**GIVEN MATERIAL**.
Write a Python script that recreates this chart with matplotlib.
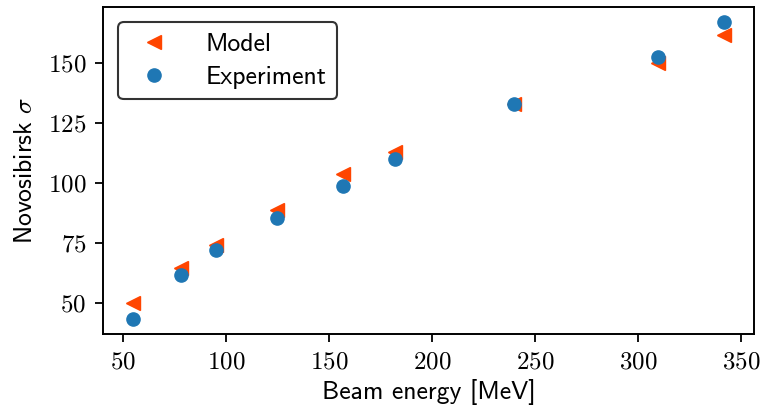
import matplotlib
matplotlib.use("Agg")
import matplotlib.pyplot as plt

# beam energy [MeV] and widths
energy = [55, 78, 95, 125, 157, 182, 240, 310, 342]
model_sigma = [50.0, 64.5, 73.9, 88.8, 103.8, 112.9, 133.0, 149.9, 161.7]
exp_sigma = [43.2, 61.4, 71.8, 85.3, 98.7, 110.0, 132.9, 152.4, 167.1]

plt.rcParams['mathtext.fontset'] = 'cm'
plt.rcParams['font.family'] = ['cmss10', 'DejaVu Sans']
plt.rcParams['axes.formatter.use_mathtext'] = True
plt.rcParams['axes.unicode_minus'] = False

fig, ax = plt.subplots(figsize=(7.63, 4.13), dpi=100)
fig.subplots_adjust(left=0.135, right=0.988, top=0.983, bottom=0.192)

ax.plot(energy, model_sigma, '<', color='#ff4500', markersize=9.5, label='Model')
ax.plot(energy, exp_sigma, 'o', color='#1f77b4', markersize=9.5, label='Experiment')

ax.set_xlim(40.3, 356.3)
ax.set_ylim(37.1, 173.3)
ax.set_xticks([50, 100, 150, 200, 250, 300, 350])
ax.set_yticks([50, 75, 100, 125, 150])
ax.set_xticklabels(['$%d$' % t for t in ax.get_xticks()])
ax.set_yticklabels(['$%d$' % t for t in ax.get_yticks()])
ax.tick_params(labelsize=18, width=1.3, length=5.5, pad=6.5)
for s in ax.spines.values():
    s.set_linewidth(1.4)

ax.set_xlabel('Beam energy [MeV]', fontsize=18.5, labelpad=4)
ax.set_ylabel(r'Novosibirsk $\sigma$', fontsize=18.5, labelpad=8)

leg = ax.legend(loc='upper left', fontsize=18.5, frameon=True, fancybox=True,
                framealpha=1, borderpad=0.4, handletextpad=1.0, borderaxespad=0.6,
                labelspacing=0.4)
leg.get_frame().set_edgecolor('#333333')
leg.get_frame().set_linewidth(1.5)

plt.savefig('out.png', dpi=100)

**TASK OBJECTIVE**. Every line above should be returned word for word, with the pictures left behind.

**RIGHT ANSWER**.
Write a Python script that recreates this chart with matplotlib.
import matplotlib
matplotlib.use("Agg")
import matplotlib.pyplot as plt

# beam energy [MeV] and widths
energy = [55, 78, 95, 125, 157, 182, 240, 310, 342]
model_sigma = [50.0, 64.5, 73.9, 88.8, 103.8, 112.9, 133.0, 149.9, 161.7]
exp_sigma = [43.2, 61.4, 71.8, 85.3, 98.7, 110.0, 132.9, 152.4, 167.1]

plt.rcParams['mathtext.fontset'] = 'cm'
plt.rcParams['font.family'] = ['cmss10', 'DejaVu Sans']
plt.rcParams['axes.formatter.use_mathtext'] = True
plt.rcParams['axes.unicode_minus'] = False

fig, ax = plt.subplots(figsize=(7.63, 4.13), dpi=100)
fig.subplots_adjust(left=0.135, right=0.988, top=0.983, bottom=0.192)

ax.plot(energy, model_sigma, '<', color='#ff4500', markersize=9.5, label='Model')
ax.plot(energy, exp_sigma, 'o', color='#1f77b4', markersize=9.5, label='Experiment')

ax.set_xlim(40.3, 356.3)
ax.set_ylim(37.1, 173.3)
ax.set_xticks([50, 100, 150, 200, 250, 300, 350])
ax.set_yticks([50, 75, 100, 125, 150])
ax.set_xticklabels(['$%d$' % t for t in ax.get_xticks()])
ax.set_yticklabels(['$%d$' % t for t in ax.get_yticks()])
ax.tick_params(labelsize=18, width=1.3, length=5.5, pad=6.5)
for s in ax.spines.values():
    s.set_linewidth(1.4)

ax.set_xlabel('Beam energy [MeV]', fontsize=18.5, labelpad=4)
ax.set_ylabel(r'Novosibirsk $\sigma$', fontsize=18.5, labelpad=8)

leg = ax.legend(loc='upper left', fontsize=18.5, frameon=True, fancybox=True,
                framealpha=1, borderpad=0.4, handletextpad=1.0, borderaxespad=0.6,
                labelspacing=0.4)
leg.get_frame().set_edgecolor('#333333')
leg.get_frame().set_linewidth(1.5)

plt.savefig('out.png', dpi=100)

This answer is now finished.